It was the middle of the afternoon when I broke my porcelain ramen bowl. It slipped out of my hands and the thing shattered. I was in tears sitting on the kitchen floor, collecting each piece to throw in the garbage bin.
The accident happened when I was washing the bowl. I was about to grab the dish towel from the stove and the slippery porcelain fell out of my fingers. I’ve been clumsier the past few years because I have been on a medication with that side effect (along with significant weight gain). The clumsiness has been a source of frustration for me often, like the time I broke down in tears one night because I dropped my car keys under the driver’s seat.
So, what does one do when they break their favorite bowl? Well, I texted a few people lamenting the loss. One text was to a man I’d had a romantic relationship with for the previous nine months. Despite being thousands of miles apart most of the time, we kept up consistent phone communication. As per usual, I hopefully imagined what our future would be like. We’d marry, have babies and live happily ever after.
I texted him to tell him I broke my bowl: “Ughhhhhh, I broke my porcelain ramen bowl.”
He teased me for having a “first-world problem” and asked how I broke it.
I said it slipped from my hands. My medication makes me clumsy.
He asked me what medication I was on again. (We had discussed in passing once that I took medication to treat my anxiety.)
Zyprexa, I told him. And I explained the side effects.
“Oh yea, that’s like an antidepressant, right?”
I proceeded to hesitantly tell him that it was an atypical antipsychotic, that I had been on it for four and a half years, and this was the drug that provided the most benefit to me with the least bit of side effects. For me, I was relieved in part that I finally had an opportunity to talk about this topic with him. My mental health is an important challenge that I’ve had to overcome, and it’s something I wanted to share with my partner.
He texted back that he found it very alarming. That this was a huge red flag. He did not know if he could date someone who was on a drug like that. He said that fresh air, exercise and a daily routine were all I needed. He also said he would never take a drug like that.

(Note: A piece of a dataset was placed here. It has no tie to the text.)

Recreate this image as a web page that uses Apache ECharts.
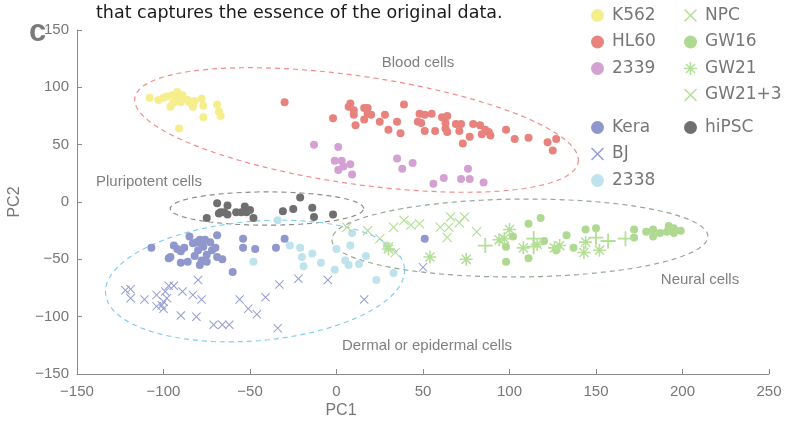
<!DOCTYPE html>
<html>
<head>
<meta charset="utf-8">
<script src="https://cdn.jsdelivr.net/npm/echarts@6/dist/echarts.min.js"></script>
<style>
html,body{margin:0;padding:0;background:#fff;}
#main{width:785px;height:424px;}
</style>
</head>
<body>
<div id="main"></div>
<script>
// ---------- data (PC1, PC2) ----------
const k562 = [[-108,91],[-103,89],[-100,91],[-98,92],[-95,93],[-93,92],[-92,96],[-90,87],[-96,83],[-89,93],[-86,89],[-85,87],[-83,83],[-82,88],[-78,90],[-77,84],[-77,74],[-69,85],[-68,79],[-67,75],[-91,64],[-90,92],[-94,87],[-83,86]];
const hl60 = [[-30,87],[-2,73],[8,86],[7,83],[10,80],[10,76],[11,67],[16,82],[18,82],[18,77],[16,72],[20,76],[25,70],[28,76],[30,63],[35,70],[37,60],[39,85],[48,77],[51,76],[55,77],[47,70],[49,69],[51,62],[57,62],[61,74],[64,75],[63,69],[63,64],[64,61],[69,68],[72,68],[71,62],[79,68],[83,67],[73,51],[77,57],[84,59],[86,63],[88,61],[89,58],[98,63],[103,55],[111,56],[122,52],[127,55],[125,45]];
const c2339 = [[-13,50],[1,48],[-1,36],[3,36],[4,31],[1,28],[8,33],[9,24],[35,38],[38,29],[44,34],[56,16],[62,21],[72,20],[77,20],[76,29],[85,17]];
const kera = [[-107,-40],[-94,-38],[-92,-41],[-90,-43],[-88,-40],[-85,-30],[-83,-36],[-81,-35],[-79,-33],[-78,-36],[-77,-39],[-76,-33],[-80,-42],[-82,-47],[-86,-52],[-90,-53],[-97,-49],[-96,-48],[-79,-55],[-78,-51],[-75,-52],[-75,-46],[-73,-35],[-72,-42],[-69,-29],[-70,-40],[-69,-48],[-66,-50],[-60,-61],[-54,-32],[-54,-40],[-47,-41],[-35,-40],[-30,-32],[51,-32]];
const bj = [[-122,-77],[-119,-76],[-119,-84],[-111,-85],[-104,-81],[-104,-91],[-101,-90],[-100,-93],[-100,-87],[-99,-78],[-98,-84],[-97,-73],[-94,-73],[-89,-78],[-83,-81],[-78,-85],[-80,-68],[-90,-99],[-81,-100],[-71,-107],[-66,-107],[-62,-107],[-56,-85],[-51,-93],[-46,-98],[-41,-83],[-33,-72],[-22,-67],[-5,-68],[-34,-110],[16,-85],[50,-57]];
const c2338 = [[-48,-52],[-34,-16],[-27,-38],[-21,-40],[-20,-48],[-14,-45],[-19,-56],[-9,-53],[-1,-59],[0,-41],[5,-51],[7,-55],[8,-38],[9,-27],[13,-54],[17,-47],[23,-68],[33,-62],[29,-38]];
const npc = [[6,-22],[18,-25],[25,-32],[30,-39],[34,-44],[33,-22],[39,-16],[43,-20],[48,-19],[60,-22],[65,-22],[66,-13],[64,-31],[71,-18],[74,-13],[81,-26]];
const gw16 = [[118,-14],[111,-19],[102,-30],[98,-39],[98,-52],[111,-49],[120,-34],[133,-29],[137,-40],[144,-24],[150,-23],[127,-42],[172,-24],[172,-31],[179,-26],[183,-24],[183,-30],[187,-27],[191,-26],[192,-21],[195,-23],[195,-27],[199,-25]];
const gw21 = [[30,-41],[54,-48],[75,-50],[100,-24],[94,-33],[97,-32],[108,-40],[116,-37],[126,-40],[129,-38],[144,-35],[143,-44],[152,-42]];
const gw21p3 = [[86,-38],[114,-32],[114,-39],[150,-31],[157,-34],[167,-32]];
const hipsc = [[-75,-14],[-69,-1],[-67,-9],[-68,-10],[-65,-9],[-63,-3],[-63,-11],[-58,-9],[-55,-9],[-53,-4],[-52,-9],[-50,-7],[-48,-14],[-31,-8],[-25,-6],[-21,4],[-14,-5],[-13,-13],[-2,-11]];

// ellipses: [centerX, centerY, semiA, semiB (x-units), screen angle deg]
const ellipseNames = ['Blood cells','Pluripotent cells','Dermal or epidermal cells','Neural cells'];
const ellipseParams = [[11.6,62.8,129.5,31.2,-8.2],[-40.2,-5.7,56,9.6,0],[-47.1,-68.9,86.7,34.5,4.8],[106,-31.4,108.7,22.5,0.5]];
const ellipseColors = ['#f28c8c','#8c8c8c','#7fd0ee','#94a894'];

const xTicks = [-150,250,50];
const yTicks = [-150,150,50];

// ---------- symbols ----------
const SYM_X = 'path://M0,0.8L0.8,0L5,4.2L9.2,0L10,0.8L5.8,5L10,9.2L9.2,10L5,5.8L0.8,10L0,9.2L4.2,5Z';
const SYM_STAR = 'path://M0,4.4L10,4.4L10,5.6L0,5.6ZM4.4,0L5.6,0L5.6,10L4.4,10ZM1.1,1.9L1.9,1.1L8.9,8.1L8.1,8.9ZM8.1,1.1L8.9,1.9L1.9,8.9L1.1,8.1Z';
const SYM_PLUS = 'path://M4.4,0L5.6,0L5.6,4.4L10,4.4L10,5.6L5.6,5.6L5.6,10L4.4,10L4.4,5.6L0,5.6L0,4.4L4.4,4.4Z';

const chart = echarts.init(document.getElementById('main'));
const xScale = 1.73 / 1.146; // screen aspect: y-units per x-unit

function ellipsePoints(p) {
  const [cx, cy, a, b, deg] = p;
  const th = deg * Math.PI / 180;
  const pts = [];
  for (let i = 0; i <= 120; i++) {
    const t = i / 120 * 2 * Math.PI;
    const dx = a * Math.cos(t) * Math.cos(th) - b * Math.sin(t) * Math.sin(th);
    const dy = a * Math.cos(t) * Math.sin(th) + b * Math.sin(t) * Math.cos(th);
    pts.push([cx + dx, cy + dy * xScale]);
  }
  return pts;
}

function sc(name, data, color, symbol, size) {
  return {name, type:'scatter', data, symbol, symbolSize:size, itemStyle:{color, opacity:1}, z:3, emphasis:{disabled:true}};
}

const series = [];
ellipseParams.forEach((p, i) => {
  series.push({name: ellipseNames[i], type:'line', data: ellipsePoints(p), showSymbol:false, symbol:'none', silent:true, z:2,
    lineStyle:{color: ellipseColors[i], width:1.2, type:[5,4]}});
});
series.push(sc('K562', k562, '#f6ee8c', 'circle', 8));
series.push(sc('HL60', hl60, '#e8827d', 'circle', 8));
series.push(sc('2339', c2339, '#d4a2d2', 'circle', 8));
series.push(sc('Kera', kera, '#8f97cc', 'circle', 8));
series.push(sc('BJ', bj, '#959dd2', SYM_X, 9));
series.push(sc('2338', c2338, '#bfe3ed', 'circle', 8));
series.push(sc('NPC', npc, '#b4df96', SYM_X, 10));
series.push(sc('GW16', gw16, '#afd991', 'circle', 8));
series.push(sc('GW21', gw21, '#b4df96', SYM_STAR, 13));
series.push(sc('GW21+3', gw21p3, '#b4df96', SYM_PLUS, 15));
series.push(sc('hiPSC', hipsc, '#6f6f6f', 'circle', 8));

const legendBase = {orient:'vertical', selectedMode:false, itemWidth:13, itemHeight:13, itemGap:9.5,
  textStyle:{fontFamily:'DejaVu Sans', fontSize:17, color:'#777', padding:[0,0,0,3]}};
function L(items, left, top) {
  return Object.assign({}, legendBase, {left, top, data: items.map(([n, ic]) => ({name:n, icon:ic}))});
}

const fmt = v => String(v).replace('-', '\u2212');
const axisCommon = {
  axisLine:{show:true, onZero:false, lineStyle:{color:'#8a8a8a', width:1}},
  axisTick:{show:true, inside:true, length:5, lineStyle:{color:'#8a8a8a'}},
  splitLine:{show:false}
};
const labelStyle = {color:'#777', fontFamily:'Liberation Sans', fontSize:15, formatter:fmt};

const option = {
  backgroundColor:'#fff',
  animation:false,
  grid:{left:77, right:16, top:30, bottom:50},
  xAxis:Object.assign({type:'value', min:xTicks[0], max:xTicks[1], interval:xTicks[2]}, axisCommon,
    {axisLabel:Object.assign({}, labelStyle, {margin:10})}),
  yAxis:Object.assign({type:'value', min:yTicks[0], max:yTicks[1], interval:yTicks[2]}, axisCommon,
    {axisLabel:Object.assign({}, labelStyle, {margin:8})}),
  legend:[
    L([['K562','circle'],['HL60','circle'],['2339','circle']], 586, 2),
    L([['Kera','circle'],['BJ',SYM_X],['2338','circle']], 586, 114),
    L([['NPC',SYM_X],['GW16','circle'],['GW21',SYM_STAR],['GW21+3',SYM_X]], 679, 2),
    L([['hiPSC','circle']], 679, 114)
  ],
  graphic:[
    {type:'text', left:96, top:4, style:{text:'that captures the essence of the original data.', fontFamily:'DejaVu Sans', fontSize:17.5, fill:'#1a1a1a'}},
    {type:'text', left:29, top:17, style:{text:'c', fontFamily:'Liberation Sans', fontWeight:'bold', fontSize:31, fill:'#7a7a7a'}},
    {type:'text', x:418, y:63, style:{text:'Blood cells', fontFamily:'Liberation Sans', fontSize:15, fill:'#808080', align:'center', verticalAlign:'middle'}},
    {type:'text', x:96, y:182, style:{text:'Pluripotent cells', fontFamily:'Liberation Sans', fontSize:15, fill:'#808080', align:'left', verticalAlign:'middle'}},
    {type:'text', x:700, y:280, style:{text:'Neural cells', fontFamily:'Liberation Sans', fontSize:15, fill:'#808080', align:'center', verticalAlign:'middle'}},
    {type:'text', x:427, y:346, style:{text:'Dermal or epidermal cells', fontFamily:'Liberation Sans', fontSize:15, fill:'#808080', align:'center', verticalAlign:'middle'}},
    {type:'text', x:341, y:411, style:{text:'PC1', fontFamily:'Liberation Sans', fontSize:16, fill:'#777', align:'center', verticalAlign:'middle'}},
    {type:'text', x:15, y:202, rotation:Math.PI/2, style:{text:'PC2', fontFamily:'Liberation Sans', fontSize:16, fill:'#777', align:'center', verticalAlign:'middle'}}
  ],
  series
};
chart.setOption(option);
</script>
</body>
</html>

I flashed back to my last serious relationship with a man who criticized me for taking medication. I actually stopped taking them to please him. Things got bad, and I ended up in the hospital. This was now the second romantic relationship where I’ve had to confront the stigma of mental illness. And honestly, it roused a sense of fear inside me that I might never find love.
When I asked him why it was such a huge red flag to him, he said, “It’s called an antipsychotic. If that’s not a red flag, I don’t know what is.”
I can’t say I blame him for it. Antipsychotic does sound kind of scary.
He said he had to shower and that we’d talk later. I waited three hours for a call.
When he didn’t call, I sent a message: “Did you want to talk tonight?”
His response was radio silence.
He didn’t even want or care to understand this aspect of my life. It was especially frustrating because I felt like I was patient with him through the trials of a long-distance relationship and some of his own character flaws.
The next day, I wanted to have a salad for lunch. In place of my porcelain ramen bowl, I reached to the top shelf in my kitchen and pulled down the stack of mixing bowls. As I reached, suddenly they all came toppling down; the biggest mixing bowl of the group broke into multiple pieces.
I found myself on the kitchen floor, in tears, again. I was picking up the shards of the plastic mixing bowl. Two bowls in the span of 24 hours. The first brought about a huge let down. But the second helped me gain clarity on this relationship. This individual was not making the effort to understand my mental illness and the many ways it has impacted my life — from being hospitalized to crying over a broken bowl.
I realized why having this conversation about my mental health in a relationship is important to me. I can’t change who I am or the challenges I’ve had to face. What I can do is choose who and what to accept into my life to make it an environment where I want to live and even thrive. I want to find somebody who can support me through the challenges I’ll face ahead.
I still have hope I’ll meet that person. The broken bowls showed me that my heart is soft enough to break over a porcelain ramen bowl. And when it comes to love, a soft heart is all you really need.
Jennifer B. is a writer who enjoys taking complex topics and simplifying them. She is earning a Master’s degree in science writing. She values self-care, positive affirmations and her overall wellbeing.